Der Offenbarungseid

Größer könnte die Diskrepanz nicht sein: hier die Basketballer, die am Freitag in einer begeisternden Partie die favorisierten USA bezwangen und heute gegen Serbien um WM-Gold kämpfen. Das war individuelle Klasse gepaart mit Mannschaftsgeist, das bis zu Tode strapazierte „Einer für alle, alle für einen“ wurde hier tatsächlich mit Leben erfüllt, man kann die einzelnen Heldentaten gar nicht alle aufzählen. Und dort am gestrigen Samstag? Sahen wir fürchterliche deutsche Fußballer, die völlig verdient auch in dieser Höhe mit 1:4 gegen Japan verloren. Hier gab es Fehler über Fehler, niemand half den anderen. Die Auftritte bei der WM, als man trotz der Niederlage eben jenen Japanern überlegen war und im ersten Halbjahr wurden noch einmal übertroffen in negativer Hinsicht – man möchte es kaum glauben.

Fast noch bizarrer als die Leistung der Mannschaft war hinterher der Auftritt von Hansi Flick. Reichlich konfus analysierte er hinterher bei RTL die Partie, das sei ihm noch zugestanden nach dieser auch für ihn wahrscheinlich nicht zu erwartenden Demontage seiner Elf. Doch auch in der PK mit einigem Abstand behauptete er: „Ich finde, wir machen das gut, und ich bin der richtige Trainer. Wir sind überzeugt, von den, was wir tun, und deshalb geht es mit mir auch weiter.“ Kein Wort der Selbstkritik. Er habe seine Mannschaft gut auf den Gegner vorbereitet. Aha.

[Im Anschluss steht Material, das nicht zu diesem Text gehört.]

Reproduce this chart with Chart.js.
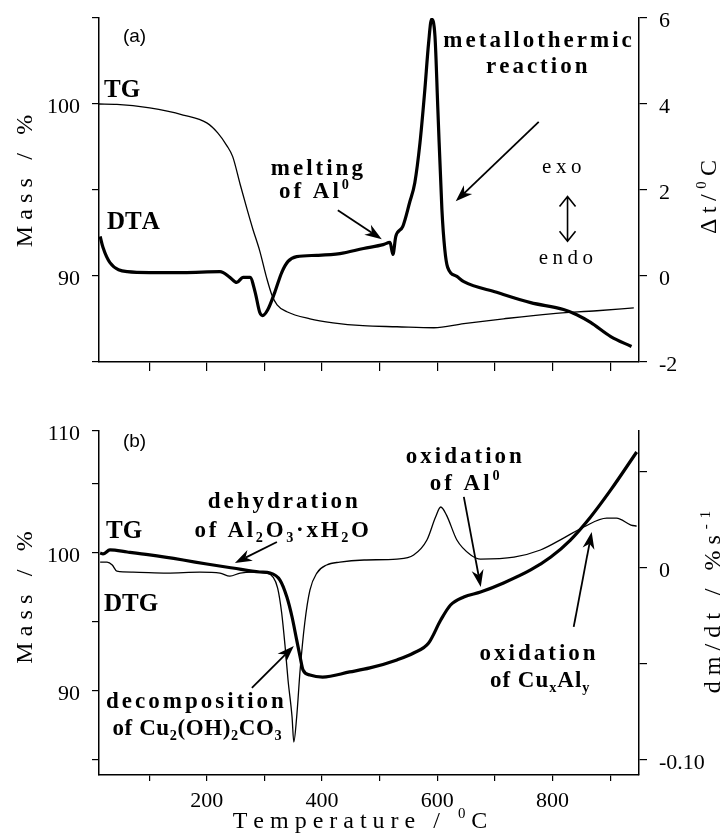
<!DOCTYPE html>
<html>
<head>
<meta charset="utf-8">
<title>TG / DTA / DTG</title>
<script src="https://cdn.jsdelivr.net/npm/chart.js@4.4.1/dist/chart.umd.min.js"></script>
<style>
  html, body { margin: 0; padding: 0; background: #fff; }
  #wrap { position: relative; width: 727px; height: 835px; }
  canvas { position: absolute; left: 0; }
  #chartA { top: 0; }
  #chartB { top: 400px; }
</style>
</head>
<body>
<div id="wrap">
  <canvas id="chartA" width="727" height="400"></canvas>
  <canvas id="chartB" width="727" height="435"></canvas>
</div>
<script>
// panel (a): TG (mass %) and DTA (delta t, degC)
const tgA_temp = [13, 44, 101, 159, 200, 219, 235, 245, 258, 270, 280, 292, 304, 313, 322, 339, 379, 419, 471, 530, 594, 646, 715, 797, 877, 941];
const tgA_mass = [100.0, 99.98, 99.77, 99.36, 98.90, 98.32, 97.57, 96.94, 95.32, 93.87, 92.72, 91.45, 89.88, 88.90, 88.32, 87.92, 87.51, 87.28, 87.11, 87.05, 86.99, 87.23, 87.51, 87.80, 87.98, 88.15];

const dtaA_temp = [15, 20, 32, 62, 101, 159, 223, 240, 252, 263, 275, 284, 292, 297, 306, 318, 330, 341, 356, 391,
  431, 472, 506, 518, 523, 528, 540, 552, 561, 570, 578, 585, 590, 596, 601, 608, 613, 618, 634, 646,
  703, 762, 819, 842, 866, 901, 937];
const dtaA_dt = [0.92, 0.66, 0.31, 0.10, 0.08, 0.08, 0.10, -0.03, -0.15, -0.03, -0.03, -0.38, -0.85, -0.92, -0.78, -0.38, 0.08, 0.34, 0.45, 0.48,
  0.52, 0.64, 0.73, 0.78, 0.50, 0.92, 1.15, 1.71, 2.17, 3.10, 4.27, 5.43, 5.97, 5.57, 3.87, 1.55, 0.62, 0.20, -0.01, -0.13,
  -0.38, -0.62, -0.78, -0.90, -1.08, -1.41, -1.64];

// panel (b): TG (mass %) and DTG (dm/dt, %/s)
const tgB_temp = [15, 20, 32, 62, 101, 159, 200, 245, 292, 310, 327, 339, 348, 356, 362, 367, 379, 401, 448, 483,
  530, 559, 585, 606, 623, 646, 675, 715, 762, 797, 831, 866, 901, 946];
const tgB_mass = [100.0, 99.93, 100.22, 100.07, 99.86, 99.49, 99.20, 98.91, 98.62, 98.55, 98.04, 96.81, 95.36, 93.70, 92.46, 91.52, 91.16, 91.01, 91.38, 91.67,
  92.25, 92.75, 93.48, 95.14, 96.23, 96.81, 97.17, 97.83, 98.77, 99.71, 100.94, 102.61, 104.57, 107.32];

const dtgB_temp = [15, 27, 36, 44, 72, 131, 188, 223, 240, 258, 280, 304, 315, 323, 330, 336, 341, 348, 351, 356,
  362, 370, 379, 391, 408, 431, 473, 530, 559, 582, 597, 606, 616, 634, 658, 675, 733, 779, 819, 854,
  894, 911, 936, 946];
const dtgB_rate = [0.0031, 0.0031, 0.0016, -0.0016, -0.0021, -0.0026, -0.0021, -0.0026, -0.0042, -0.0026, -0.0021, -0.0026, -0.0047, -0.0104, -0.0234, -0.0411, -0.0583, -0.0776, -0.0906, -0.0776,
  -0.0531, -0.0286, -0.0115, -0.0026, 0.0016, 0.0031, 0.0042, 0.0047, 0.0068, 0.0146, 0.0266, 0.0318, 0.0276, 0.0146, 0.0068, 0.0047, 0.0057, 0.0094, 0.0156, 0.0214,
  0.0260, 0.0260, 0.0224, 0.0219];

// axes
const tempRange = [13, 950];
const tempTicks = [100, 200, 300, 400, 500, 600, 700, 800, 900];
const tempLabelsA = ['', '', '', '', '', '', '', '', ''];
const tempLabelsB = ['', '200', '', '400', '', '600', '', '800', ''];

const massRangeA = [85, 105];
const massTicksA = [85, 90, 95, 100, 105];
const massLabelsA = ['', '90', '', '100', ''];
const dtRange = [-2, 6];
const dtTicks = [-2, 0, 2, 4, 6];
const dtLabels = ['-2', '0', '2', '4', '6'];

const massRangeB = [83.91, 108.84];
const massTicksB = [85, 90, 95, 100, 105, 108.84];
const massLabelsB = ['', '90', '', '100', '', '110'];
const rateRange = [-0.1078, 0.0714];
const rateTicks = [-0.10, -0.05, 0, 0.05];
const rateLabels = ['-0.10', '', '0', ''];

const SERIF = '"Liberation Serif", "Times New Roman", serif';
const SANS = '"Liberation Sans", Arial, sans-serif';
const tickFont = { family: SERIF, size: 22 };

function pairs(xs, ys) {
  return xs.map((x, i) => ({ x: x, y: ys[i] }));
}

function tempAxis(labels, tickLen, height) {
  return {
    type: 'linear', position: 'bottom', bounds: 'data',
    min: tempRange[0], max: tempRange[1],
    afterBuildTicks: s => { s.ticks = tempTicks.map(v => ({ value: v })); },
    afterFit: s => { s.height = height; s.paddingLeft = 0; s.paddingRight = 0; },
    ticks: { autoSkip: false, maxRotation: 0, padding: 7, color: '#000', font: tickFont,
             callback: (v, i) => labels[i] },
    grid: { drawOnChartArea: false, tickLength: tickLen, color: '#000', lineWidth: 1.2 },
    border: { color: '#000', width: 1.5 }
  };
}

function valueAxis(pos, range, ticks, labels, width, tickLen) {
  return {
    type: 'linear', position: pos, bounds: 'data',
    min: range[0], max: range[1],
    afterBuildTicks: s => { s.ticks = ticks.map(v => ({ value: v })); },
    // keep the plot box fixed: no extra room for half-labels at the ends
    afterFit: s => { s.width = width; s.paddingTop = 0; s.paddingBottom = 0; },
    ticks: { autoSkip: false, padding: 12, labelOffset: 3, color: '#000', font: tickFont,
             callback: (v, i) => labels[i] },
    grid: { drawOnChartArea: false, tickLength: tickLen, color: '#000', lineWidth: 1.2 },
    border: { color: '#000', width: 1.5 }
  };
}

// rich text, drawn char by char so letter spacing works everywhere
function partFont(o, p) {
  const size = (p.sub || p.sup) ? o.size * 0.62 : o.size;
  return (o.bold ? 'bold ' : '') + size + 'px ' + (o.family || SERIF);
}
function richWidth(ctx, o) {
  let w = 0, n = 0;
  o.parts.forEach(p => {
    ctx.font = partFont(o, p);
    for (const ch of p.t) { w += ctx.measureText(ch).width; n++; }
  });
  return w + (n - 1) * (o.sp || 0);
}
function drawRich(ctx, o, x, y) {
  let cx = o.align === 'left' ? x : x - richWidth(ctx, o) / 2;
  ctx.textAlign = 'left';
  ctx.textBaseline = 'alphabetic';
  o.parts.forEach(p => {
    ctx.font = partFont(o, p);
    const dy = p.sub ? o.size * 0.22 : (p.sup ? -o.size * 0.42 : 0);
    for (const ch of p.t) {
      ctx.fillText(ch, cx, y + dy);
      cx += ctx.measureText(ch).width + (o.sp || 0);
    }
  });
}

function drawArrow(ctx, x1, y1, x2, y2) {
  const head = 17, half = 6;
  const ang = Math.atan2(y2 - y1, x2 - x1);
  ctx.lineWidth = 1.8;
  ctx.beginPath();
  ctx.moveTo(x1, y1);
  ctx.lineTo(x2 - Math.cos(ang) * head * 0.7, y2 - Math.sin(ang) * head * 0.7);
  ctx.stroke();
  ctx.save();
  ctx.translate(x2, y2);
  ctx.rotate(ang);
  ctx.beginPath();
  ctx.moveTo(0, 0);
  ctx.lineTo(-head, -half);
  ctx.lineTo(-head * 0.7, 0);
  ctx.lineTo(-head, half);
  ctx.closePath();
  ctx.fill();
  ctx.restore();
}

function drawDoubleArrow(ctx, x, y1, y2) {
  ctx.lineWidth = 1.6;
  ctx.beginPath();
  ctx.moveTo(x, y1); ctx.lineTo(x, y2);
  ctx.moveTo(x - 8, y1 + 10); ctx.lineTo(x, y1); ctx.lineTo(x + 8, y1 + 10);
  ctx.moveTo(x - 8, y2 - 10); ctx.lineTo(x, y2); ctx.lineTo(x + 8, y2 - 10);
  ctx.stroke();
}

// notes: texts and arrows in data units (x = temperature, y = left axis), titles in canvas pixels
function notesPlugin(notes) {
  return {
    id: 'notes',
    afterDraw(chart) {
      const ctx = chart.ctx;
      const xs = chart.scales.x, ys = chart.scales.yL;
      ctx.save();
      ctx.fillStyle = '#000';
      ctx.strokeStyle = '#000';
      notes.texts.forEach(t => drawRich(ctx, t, xs.getPixelForValue(t.x), ys.getPixelForValue(t.y)));
      notes.arrows.forEach(a => drawArrow(ctx,
        xs.getPixelForValue(a[0]), ys.getPixelForValue(a[1]),
        xs.getPixelForValue(a[2]), ys.getPixelForValue(a[3])));
      (notes.double || []).forEach(d => drawDoubleArrow(ctx,
        xs.getPixelForValue(d[0]), ys.getPixelForValue(d[1]), ys.getPixelForValue(d[2])));
      notes.titles.forEach(t => {
        ctx.save();
        ctx.translate(t.x, t.y);
        if (t.rot) ctx.rotate(-Math.PI / 2);
        drawRich(ctx, t, 0, 0);
        ctx.restore();
      });
      ctx.restore();
    }
  };
}

const bold23 = { bold: true, size: 23, sp: 3 };

const notesA = {
  texts: [
    { parts: [{ t: '(a)' }], x: 54.6, y: 103.58, align: 'left', family: SANS, size: 19 },
    { parts: [{ t: 'TG' }], x: 21.7, y: 100.40, align: 'left', bold: true, size: 25 },
    { parts: [{ t: 'DTA' }], x: 26.9, y: 92.72, align: 'left', bold: true, size: 25 },
    Object.assign({ parts: [{ t: 'melting' }], x: 391, y: 95.90 }, bold23),
    Object.assign({ parts: [{ t: 'of Al' }, { t: '0', sup: true }], x: 386, y: 94.51 }, bold23),
    Object.assign({ parts: [{ t: 'metallothermic' }], x: 774, y: 103.29 }, bold23),
    Object.assign({ parts: [{ t: 'reaction' }], x: 772.5, y: 101.79 }, bold23),
    { parts: [{ t: 'exo' }], x: 816, y: 96.01, size: 21, sp: 4.5 },
    { parts: [{ t: 'endo' }], x: 823, y: 90.69, size: 21, sp: 4.5 }
  ],
  arrows: [
    [427.4, 93.82, 503.7, 92.14],
    [776, 98.96, 632, 94.34]
  ],
  double: [[826, 94.62, 92.02]],
  titles: [
    { parts: [{ t: 'Mass / %' }], x: 32, y: 181, rot: true, size: 24, sp: 6.2 },
    { parts: [{ t: 'Δt/' }, { t: '0', sup: true }, { t: 'C' }], x: 716, y: 197, rot: true, size: 24, sp: 5.5 }
  ]
};

const notesB = {
  texts: [
    { parts: [{ t: '(b)' }], x: 54.6, y: 107.68, align: 'left', family: SANS, size: 19 },
    { parts: [{ t: 'TG' }], x: 25.1, y: 101.09, align: 'left', bold: true, size: 25 },
    { parts: [{ t: 'DTG' }], x: 21.7, y: 95.80, align: 'left', bold: true, size: 25 },
    Object.assign({ parts: [{ t: 'dehydration' }], x: 332, y: 103.26 }, bold23),
    Object.assign({ parts: [{ t: 'of Al' }, { t: '2', sub: true }, { t: 'O' }, { t: '3', sub: true },
      { t: '·xH' }, { t: '2', sub: true }, { t: 'O' }], x: 330, y: 101.16 }, bold23, { sp: 2.7 }),
    Object.assign({ parts: [{ t: 'decomposition' }], x: 179.5, y: 88.77 }, bold23),
    Object.assign({ parts: [{ t: 'of Cu' }, { t: '2', sub: true }, { t: '(OH)' }, { t: '2', sub: true },
      { t: 'CO' }, { t: '3', sub: true }], x: 183, y: 86.81 }, bold23, { sp: 0.6 }),
    Object.assign({ parts: [{ t: 'oxidation' }], x: 646, y: 106.52 }, bold23),
    Object.assign({ parts: [{ t: 'of Al' }, { t: '0', sup: true }], x: 647.6, y: 104.57 }, bold23),
    Object.assign({ parts: [{ t: 'oxidation' }], x: 774, y: 92.25 }, bold23),
    Object.assign({ parts: [{ t: 'of Cu' }, { t: 'x', sub: true }, { t: 'Al' }, { t: 'y', sub: true }],
      x: 777.7, y: 90.29 }, bold23, { sp: 1 })
  ],
  arrows: [
    [321.7, 100.80, 248.8, 99.28],
    [278.3, 90.22, 351.1, 93.26],
    [646, 104.06, 675.4, 97.54],
    [836.7, 94.64, 867.9, 101.52]
  ],
  titles: [
    { parts: [{ t: 'Mass / %' }], x: 32, y: 197.5, rot: true, size: 24, sp: 6.2 },
    { parts: [{ t: 'dm/dt / %s' }, { t: '-1', sup: true }], x: 720, y: 202, rot: true, size: 24, sp: 6 },
    { parts: [{ t: 'Temperature / ' }, { t: '0', sup: true }, { t: 'C' }], x: 360, y: 428, size: 24, sp: 6 }
  ]
};

function lineSet(data, axis, width) {
  return {
    data: data, yAxisID: axis, borderColor: '#000', borderWidth: width,
    pointRadius: 0, fill: false, cubicInterpolationMode: 'monotone'
  };
}

const baseOptions = {
  responsive: false,
  animation: false,
  devicePixelRatio: 1,
  plugins: { legend: { display: false }, tooltip: { enabled: false } }
};

new Chart(document.getElementById('chartA'), {
  type: 'line',
  data: {
    datasets: [
      lineSet(pairs(tgA_temp, tgA_mass), 'yL', 1.3),
      lineSet(pairs(dtaA_temp, dtaA_dt), 'yR', 3.2)
    ]
  },
  options: Object.assign({}, baseOptions, {
    layout: { padding: { top: 18, left: 0, right: 0, bottom: 0 } },
    scales: {
      x: tempAxis(tempLabelsA, 9, 38),
      yL: valueAxis('left', massRangeA, massTicksA, massLabelsA, 99, 7),
      yR: valueAxis('right', dtRange, dtTicks, dtLabels, 88, 8)
    }
  }),
  plugins: [notesPlugin(notesA)]
});

new Chart(document.getElementById('chartB'), {
  type: 'line',
  data: {
    datasets: [
      lineSet(pairs(tgB_temp, tgB_mass), 'yL', 3.2),
      lineSet(pairs(dtgB_temp, dtgB_rate), 'yR', 1.3)
    ]
  },
  options: Object.assign({}, baseOptions, {
    layout: { padding: { top: 31, left: 0, right: 0, bottom: 0 } },
    scales: {
      x: tempAxis(tempLabelsB, 6, 60),
      yL: valueAxis('left', massRangeB, massTicksB, massLabelsB, 99, 7),
      yR: valueAxis('right', rateRange, rateTicks, rateLabels, 88, 8)
    }
  }),
  plugins: [notesPlugin(notesB)]
});
</script>
</body>
</html>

Ich weiß gar nicht, wo ich anfangen soll: vielleicht beim Abwehrverbund, in dem sage und schreibe drei der kriselnden Dortmunder ihr Unheil anrichten durften noch dazu auf – wie bei Nico Schlotterbeck links – auf einer für ihn völlig ungewohnten  Position. Die Dortmunder haben ja schon Defensiv-Probleme, wenn es gut läuft, aber jetzt … Und warum Flick den völlig überforderten und fehlerhaften Schlotterbeck nicht wenigstens zur Pause von seinen Leiden erlöste – es bleibt Flicks Geheimnis. Aber Schlotterbeck war nur der Schlechteste unter vielen Schlechten

Erschütternd war die mangelnde Kreativität. Wo war eigentlich der spritzige Florian Wirtz, der in den drei Bundesligapartien zuvor mit Lob überhäuft wurde. Einmal, bei der feinen Vorlage vor dem 1:1 durch Leroy Sané blitzte sein außergewöhnliches Können auf. Doch in der 2. Halbzeit, als die Japaner sich zurückzogen, fiel auch ihm nicht das Geringste ein, die Abwehr auszuhebeln. Es war furchtbar, mit anzusehen.

Klar, die Japaner können wunderbar Fußball spielen, vor allem wenn man sie lässt. Sie zeigten die Leichtigkeit und Inspiration, die ich bei den Deutschen vermisste, und nur ter Stegen und ihrem Unvermögen vor dem Tor sei gedankt, dass es ergebnismäßig nicht noch schlimmer wurde.

In einem dreiviertel Jahr steht die Heim-EM an. Mehr denn je ist zweifelhaft, ob dann Flick noch der Trainer ist; ich hoffe nicht, wenn ich das mal so sagen darf. Von Vorfreude kann nicht im Entferntesten die Rede sein eher von Angst, was am Dienstag die Franzosen um Kylian Mbappé mit diesem defensiven Trümmerhaufen anstellen könnten. Aber vielleicht noch schlimmer im Hinblick auf die Zukunft und die EM wäre ein dahingewurschteltes Unentschieden, das den DFB-Verantwortlichen wahrscheinlich mit einem verbandstypischen Weiter so quittieren würden.

Dagegen steigt meine Vorfreude aufs Basketball-Finale von Minute zu Minute. Bringt den Cup nach Hause! Und sogar wenn nicht, weil die Serben eine extrem gute Mannschaft sind auch ohne Superstar Nicola Jovic: diesen großen Sportmoment vom Freitag kann euch und uns niemand mehr nehmen.